General counsel have been urged to use their buying power to force law firms to become more diverse.
Andrew Magowan, general counsel of ASOS, a fashion retailer, told a Spark 21 women in law conference, organised by the First 100 Years project, yesterday that the only thing that will change law firms' attitudes is 'where the money goes', adding that 'the buying power I have in my elbow is the biggest thing I can bring'.
Urging in-house lawyers to use their buying power to 'agitate more change', Magowan said: 'It is money that will talk in the end.'
James Hanlon, who heads the legal department for Swedish retailer IKEA in the UK, urged solicitors to 'call out' comments made in the boardroom 'which will perpetuate a bad direction for women'. He said: 'Those individuals need to be told about their behaviour, grievances need to be encouraged.
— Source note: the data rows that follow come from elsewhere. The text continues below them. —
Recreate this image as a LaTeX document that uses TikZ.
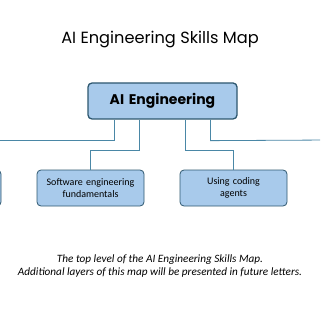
\documentclass[tikz,border=0pt]{standalone}
\usepackage{fontspec}
\usepackage{xcolor}
\usepackage{tikz}
\usetikzlibrary{positioning}
\newfontfamily\titlefont{Poppins}
\newfontfamily\boxfont{Carlito}
\definecolor{skillfill}{HTML}{A8CAEB}
\definecolor{skilledge}{HTML}{2E5870}
\definecolor{linkblue}{HTML}{4A87A6}
\tikzset{
  skillbox/.style={rectangle,rounded corners=4pt,draw=skilledge,line width=0.8pt,fill=skillfill,minimum width=107pt,minimum height=36pt,text width=100pt,align=center,font=\boxfont\fontsize{10}{12}\selectfont,inner sep=0pt},
  topbox/.style={skillbox,line width=1.3pt,minimum width=149pt,text width=140pt,font=\titlefont\bfseries\fontsize{14}{16}\selectfont},
  link/.style={linkblue,line width=0.8pt}
}

\begin{document}
\begin{tikzpicture}[x=1pt,y=-1pt]
\useasboundingbox[fill=white] (0,0) rectangle (320,320);
\clip (0,0) rectangle (320,320);
\node[font=\titlefont\fontsize{16.2}{18}\selectfont] (title) at (160,40) {AI Engineering Skills Map};
\node[topbox] (ai) at (162.5,101) {AI Engineering};
\node[skillbox] (swe) at (90.5,188) {Software engineering\\fundamentals};
\node[skillbox] (agents) at (233.5,188) {Using coding\\agents};
\node[skillbox] (lft) at (-52.5,188) {};
\coordinate (rgt) at (330,140);
\draw[link] ([xshift=-48pt]ai.south) -- ++(0,21) -| (lft.north);
\draw[link] ([xshift=-23pt]ai.south) -- ++(0,31) -| (swe.north);
\draw[link] ([xshift=23pt]ai.south) -- ++(0,31) -| (agents.north);
\draw[link] ([xshift=48pt]ai.south) -- ++(0,21) -- (rgt);
\node[font=\boxfont\itshape\fontsize{11.2}{13.6}\selectfont,align=center] (note) at (160,266) {The top level of the AI Engineering Skills Map.\\Additional layers of this map will be presented in future letters.};
\end{tikzpicture}
\end{document}
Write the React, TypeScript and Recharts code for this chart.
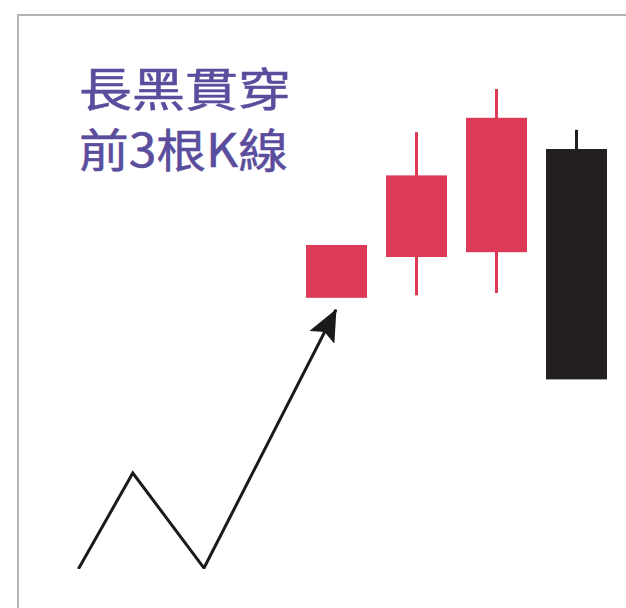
import React from 'react';
import { ComposedChart, Bar, Line, XAxis, YAxis } from 'recharts';

// candles: 3 rising red K-lines, then the long black one
const candleLabels = ['K1', 'K2', 'K3', 'K4'];
const opens = [56.5, 65, 66, 87.5];
const closes = [67.5, 82, 94, 39.5];
const highs = [67.5, 91, 100, 91.5];
const lows = [56.5, 57, 57.5, 39.5];

// the zig-zag trend leading up to the first candle
const trendX = [0.78, 1.46, 2.35, 4.0];
const trendY = [0, 20, 0.2, 54];

const titleLines = ['長黑貫穿', '前3根K線'];

const RED = '#dc3a56';
const BLACK = '#231f20';

const candleData = candleLabels.map((name, i) => ({
  name,
  open: opens[i],
  close: closes[i],
  high: highs[i],
  low: lows[i],
  range: [lows[i], highs[i]],
}));

const trendData = trendX.map((x, i) => ({ x, y: trendY[i] }));

const Candle = (props: any) => {
  const { x, y, width, height, payload } = props;
  const top = Math.min(y, y + height);
  const h = Math.abs(height);
  const { open, close, high, low } = payload;
  const ppu = h / (high - low || 1);
  const bodyTop = top + (high - Math.max(open, close)) * ppu;
  const bodyBottom = top + (high - Math.min(open, close)) * ppu;
  const color = close >= open ? RED : BLACK;
  const cx = x + width / 2;
  return (
    <g>
      <line x1={cx} x2={cx} y1={top} y2={bodyBottom === top + h ? bodyBottom - 1 : top + h} stroke={color} strokeWidth={3} />
      <rect x={x} y={bodyTop} width={width} height={bodyBottom - bodyTop} fill={color} />
    </g>
  );
};

export default function App() {
  return (
    <div style={{ position: 'absolute', left: 0, top: 0, width: 626, height: 608, overflow: 'hidden', background: '#fff' }}>
      <ComposedChart
        width={626}
        height={608}
        data={candleData}
        margin={{ top: 89, right: 10, bottom: 39, left: 16 }}
      >
        <defs>
          <marker id="arrowHead" viewBox="0 0 32 28" refX={31} refY={14} markerWidth={32} markerHeight={28} markerUnits="userSpaceOnUse" orient="auto">
            <path d="M0,0 L32,14 L0,28 L6,14 Z" fill="#1a1a1a" />
          </marker>
        </defs>
        <rect x={18} y={15} width={700} height={700} fill="none" stroke="#b3b3b3" strokeWidth={2} />
        {titleLines.map((t, i) => (
          <text
            key={t}
            x={79}
            y={106 + i * 61}
            fill="#5b4d9d"
            stroke="#5b4d9d"
            strokeWidth={0.5}
            fontSize={46}
            fontWeight={400}
            textLength={i === 0 ? 212 : 209}
            lengthAdjust="spacingAndGlyphs"
            fontFamily='"Noto Sans CJK TC", "Noto Sans", sans-serif'
          >
            {t}
          </text>
        ))}
        <XAxis xAxisId="candle" dataKey="name" type="category" hide padding={{ left: 280, right: 0 }} />
        <XAxis xAxisId="trend" dataKey="x" type="number" domain={[0, 7.5]} hide allowDataOverflow />
        <YAxis type="number" domain={[0, 100]} hide allowDataOverflow />
        <Bar
          xAxisId="candle"
          dataKey="range"
          barSize={61}
          shape={<Candle />}
          isAnimationActive={false}
        />
        <Line
          xAxisId="trend"
          data={trendData}
          dataKey="y"
          type="linear"
          stroke="#1a1a1a"
          strokeWidth={3}
          dot={false}
          activeDot={false}
          markerEnd="url(#arrowHead)"
          isAnimationActive={false}
        />
      </ComposedChart>
    </div>
  );
}
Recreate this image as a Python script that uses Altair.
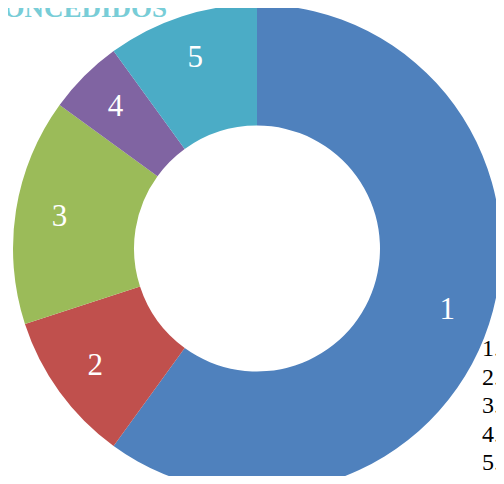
import altair as alt
import pandas as pd

categories = ["1", "2", "3", "4", "5"]
values = [60, 10, 15, 5, 10]
legend_labels = ["1.", "2.", "3.", "4.", "5."]
colors = ["#4F81BD", "#C0504D", "#9BBB59", "#8064A2", "#4BACC6"]
title_text = "CONCEDIDOS"

df = pd.DataFrame({"cat": categories, "value": values, "legend": legend_labels})

CX, CY = 249, 240.5

base = alt.Chart(df).encode(
    theta=alt.Theta("value:Q", stack=True),
    order=alt.Order("cat:N", sort="ascending"),
    x=alt.value(CX),
    y=alt.value(CY),
)

arcs = base.mark_arc(outerRadius=244, innerRadius=123, stroke=None).encode(
    color=alt.Color("cat:N", scale=alt.Scale(domain=categories, range=colors), legend=None)
)

labels = base.mark_text(radius=200, font="Liberation Serif", fontSize=31, color="white").encode(
    text="cat:N"
)

legend = alt.Chart(df).mark_text(
    font="Liberation Serif", fontSize=24, color="black", align="left", baseline="middle"
).encode(
    x=alt.value(474),
    y=alt.Y("cat:N", scale=alt.Scale(type="point", domain=categories, range=[341, 455], padding=0), axis=None),
    text="legend:N",
)

title = alt.Chart(pd.DataFrame({"t": [title_text]})).mark_text(
    font="Liberation Serif", fontSize=27, fontWeight="bold", color="#78CDD7",
    align="right", baseline="alphabetic"
).encode(x=alt.value(159), y=alt.value(9), text="t:N")

chart = alt.layer(arcs, labels, legend, title).properties(
    width=488, height=468,
    autosize=alt.AutoSizeParams(type="none"),
    padding=0,
).configure_view(stroke=None)

chart.save("out.html", embed_options={"renderer": "svg", "actions": False})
We need to make change today.'
Hanlon told the conference he was in the unique position to be part of an organisation 'that's quite far into the future compared to what I see in the UK'. The UK arm has a female chief executive and a female-dominated senior management team.
Hanlon is a 'big believer' on the impact that statutory reporting on issues such as gender pay gap and the Modern Slavery Act can have on boards. 'You have to be very transparent...you have to update general members of the public, regulators [on] what you are actually doing to promote equality and I think that makes a real difference,' he said.
Meanwhile former BT lawyer Darren Jones, now a Labour MP for Bristol North West, stressed the need for 'enforceable accountability' to deal with inappropriate behaviour at work. 'We must have systems in place to allow victims to speak out and be confident in coming forward to do so.'
Jones suggested difficulties in accessing and paying for legal support may deter victims from calling out inappropriate behaviour.